--- start of Collected data ---

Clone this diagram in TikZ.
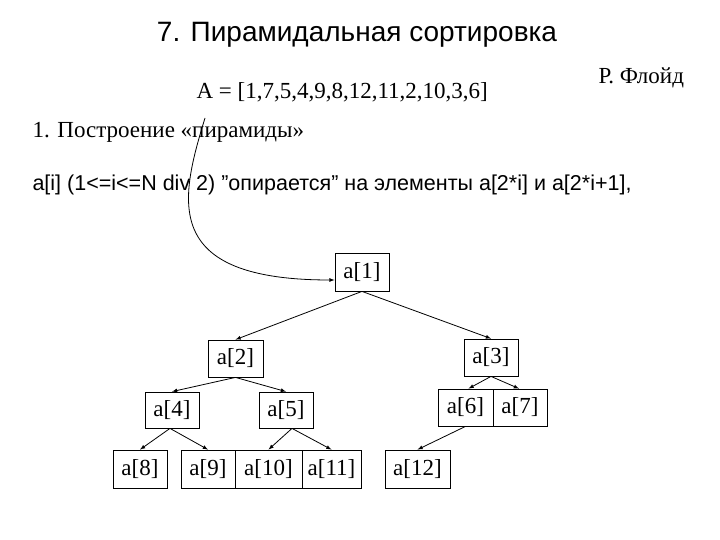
\documentclass[tikz,border=0pt]{standalone}
\usepackage{fontspec}
\setmainfont{Liberation Serif}
\setsansfont{Liberation Sans}
\begin{document}
\begin{tikzpicture}[x=1pt,y=-1pt,
  bx/.style={draw,thick,inner sep=0pt,font=\fontsize{23}{25}\selectfont},
  ar/.style={->,>=latex,thick}]
\useasboundingbox (0,0) rectangle (720,540);
\node[font=\sffamily\fontsize{28}{30}\selectfont] (title) at (357,35) {7. Пирамидальная сортировка};
\node[font=\fontsize{23}{25}\selectfont,anchor=west] (arr) at (193,92) {A = [1,7,5,4,9,8,12,11,2,10,3,6]};
\node[font=\fontsize{23}{25}\selectfont,anchor=west] (floyd) at (595,78) {Р. Флойд};
\node[font=\fontsize{23}{25}\selectfont,anchor=west] (step1) at (29,132) {1. Построение «пирамиды»};
\node[font=\sffamily\fontsize{21.5}{24}\selectfont,anchor=west] (rule) at (29,185) {a[i] (1<=i<=N div 2) \symbol{34}опирается\symbol{34} на элементы a[2*i] и a[2*i+1],};
\newcommand\bxat[6]{\node[bx,minimum width=#4-#2,minimum height=#5-#3] (#1) at ({(#2+#4)/2},{(#3+#5)/2}) {#6};}
\bxat{n1}{335}{253}{389}{291}{a[1]}
\bxat{n2}{208}{340}{263}{377}{a[2]}
\bxat{n3}{464}{339}{518}{376}{a[3]}
\bxat{n4}{145}{392}{199}{428}{a[4]}
\bxat{n5}{259}{392}{313}{428}{a[5]}
\bxat{n6}{438}{389}{493}{426}{a[6]}
\bxat{n7}{493}{389}{547}{426}{a[7]}
\bxat{n8}{113}{450}{167}{488}{a[8]}
\bxat{n9}{181}{450}{235}{488}{a[9]}
\bxat{n10}{235}{450}{302}{488}{a[10]}
\bxat{n11}{302}{450}{361}{488}{a[11]}
\bxat{n12}{385}{450}{450}{488}{a[12]}
\coordinate (cs) at (205,118);
\draw[ar] (cs) .. controls (180,200) and (160,280) .. (n1.west |- 0,280);
\draw[ar] (n1.south) -- (n2.north);
\draw[ar] (n1.south) -- (n3.north);
\draw[ar] (n2.south) -- (n4.north);
\draw[ar] (n2.south) -- (n5.north);
\draw[ar] (n3.south) -- ([xshift=3pt]n6.north);
\draw[ar] (n3.south) -- ([xshift=-1pt]n7.north);
\draw[ar] ([xshift=-2pt]n4.south) -- (n8.north);
\draw[ar] ([xshift=-2pt]n4.south) -- (n9.north);
\draw[ar] ([xshift=6pt]n5.south) -- (n10.north);
\draw[ar] ([xshift=6pt]n5.south) -- (n11.north);
\draw[ar] (n6.south) -- (n12.north);
\end{tikzpicture}
\end{document}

--- end of Collected data ---

Your objective: Take the listing above and restate it word for word, without its pictures.

Solution:
Clone this diagram in TikZ.
\documentclass[tikz,border=0pt]{standalone}
\usepackage{fontspec}
\setmainfont{Liberation Serif}
\setsansfont{Liberation Sans}
\begin{document}
\begin{tikzpicture}[x=1pt,y=-1pt,
  bx/.style={draw,thick,inner sep=0pt,font=\fontsize{23}{25}\selectfont},
  ar/.style={->,>=latex,thick}]
\useasboundingbox (0,0) rectangle (720,540);
\node[font=\sffamily\fontsize{28}{30}\selectfont] (title) at (357,35) {7. Пирамидальная сортировка};
\node[font=\fontsize{23}{25}\selectfont,anchor=west] (arr) at (193,92) {A = [1,7,5,4,9,8,12,11,2,10,3,6]};
\node[font=\fontsize{23}{25}\selectfont,anchor=west] (floyd) at (595,78) {Р. Флойд};
\node[font=\fontsize{23}{25}\selectfont,anchor=west] (step1) at (29,132) {1. Построение «пирамиды»};
\node[font=\sffamily\fontsize{21.5}{24}\selectfont,anchor=west] (rule) at (29,185) {a[i] (1<=i<=N div 2) \symbol{34}опирается\symbol{34} на элементы a[2*i] и a[2*i+1],};
\newcommand\bxat[6]{\node[bx,minimum width=#4-#2,minimum height=#5-#3] (#1) at ({(#2+#4)/2},{(#3+#5)/2}) {#6};}
\bxat{n1}{335}{253}{389}{291}{a[1]}
\bxat{n2}{208}{340}{263}{377}{a[2]}
\bxat{n3}{464}{339}{518}{376}{a[3]}
\bxat{n4}{145}{392}{199}{428}{a[4]}
\bxat{n5}{259}{392}{313}{428}{a[5]}
\bxat{n6}{438}{389}{493}{426}{a[6]}
\bxat{n7}{493}{389}{547}{426}{a[7]}
\bxat{n8}{113}{450}{167}{488}{a[8]}
\bxat{n9}{181}{450}{235}{488}{a[9]}
\bxat{n10}{235}{450}{302}{488}{a[10]}
\bxat{n11}{302}{450}{361}{488}{a[11]}
\bxat{n12}{385}{450}{450}{488}{a[12]}
\coordinate (cs) at (205,118);
\draw[ar] (cs) .. controls (180,200) and (160,280) .. (n1.west |- 0,280);
\draw[ar] (n1.south) -- (n2.north);
\draw[ar] (n1.south) -- (n3.north);
\draw[ar] (n2.south) -- (n4.north);
\draw[ar] (n2.south) -- (n5.north);
\draw[ar] (n3.south) -- ([xshift=3pt]n6.north);
\draw[ar] (n3.south) -- ([xshift=-1pt]n7.north);
\draw[ar] ([xshift=-2pt]n4.south) -- (n8.north);
\draw[ar] ([xshift=-2pt]n4.south) -- (n9.north);
\draw[ar] ([xshift=6pt]n5.south) -- (n10.north);
\draw[ar] ([xshift=6pt]n5.south) -- (n11.north);
\draw[ar] (n6.south) -- (n12.north);
\end{tikzpicture}
\end{document}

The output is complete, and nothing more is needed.